On peut trouver excessif la présence de 16 hommes à la manœuvre d'une pièce d'artillerie légère, mais il faut noter que sa mobilité sur le front de bataille se fait à la force des bras, les mouvements de l'infanterie imposent d'avancer ou de reculer plus ou moins rapidement, tout en conservant la possibilité de tirer, on doit donc raisonnablement considérer que les artilleurs étaient chargés principalement des séquences de tir alors que les 8 autres sous canonniers servaient principalement à l'installation et à la mobilité de la pièce.
La dotation des pièces régimentaires sera inconstante certains régiments n'en ayant aucune et d'autres une seule pour 2 ou 3 bataillons ce qui fera écrire au Maréchal de Belle-Isle en janvier 1758 dans un agenda rédigé à l'attention de M. de Crémille « Il n'est pas naturel que notre infanterie puisse combattre contre l'infanterie prussienne avec une disproportion de plus de moitié . Cet objet est de la plus grande conséquence. » Durant la guerre de sept ans elle ont été plus une gène qu'une aide véritable tout au moins pour une armée disposée en ligne, par contre à Hastenbeck, comme "petites pièces de montagne" les 4 pièces de Picardie et celles de Navarre furent très utile à M. de Chevert.

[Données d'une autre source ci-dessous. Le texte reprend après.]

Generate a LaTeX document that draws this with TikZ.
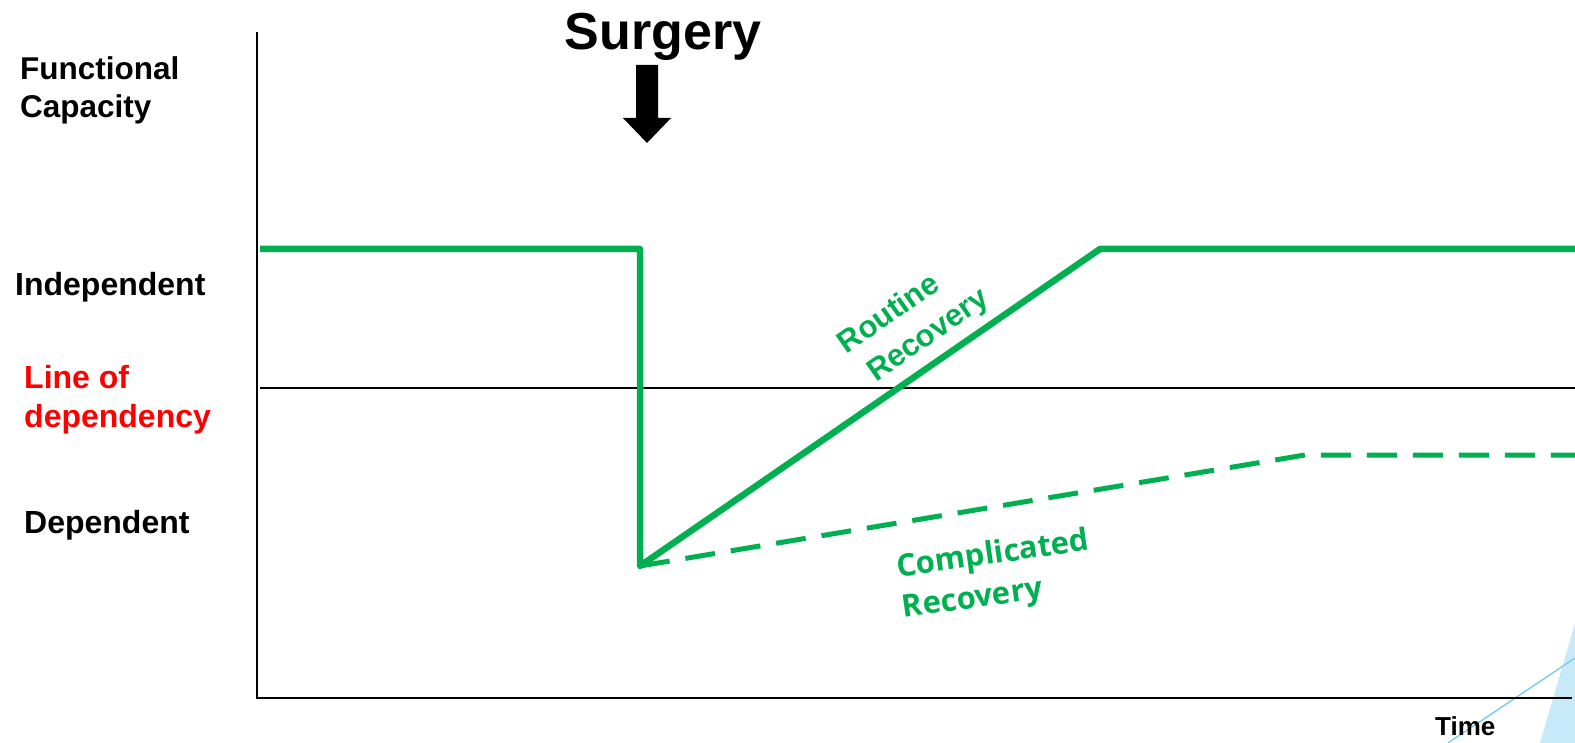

Gribeauval ne conservera pas cette pièce d'artillerie régimentaire jugée encore trop lourde, peu maniable et peu efficace , il lui préfère une modification de l'organisation de l'artillerie en créant des division d'artillerie de campagne avec 8 à 10 pièces servies par des artilleurs préfigurant l'artillerie des campagnes de l'Empire.
Le site du Musée militaire de Stockholm à des photos des affuts , mais l'affut des pièces de 4 dit à la Suédoise n'aura finalement rien de Suédois et sera du modèle français.

Ce sera un peu plus long pour les amusettes.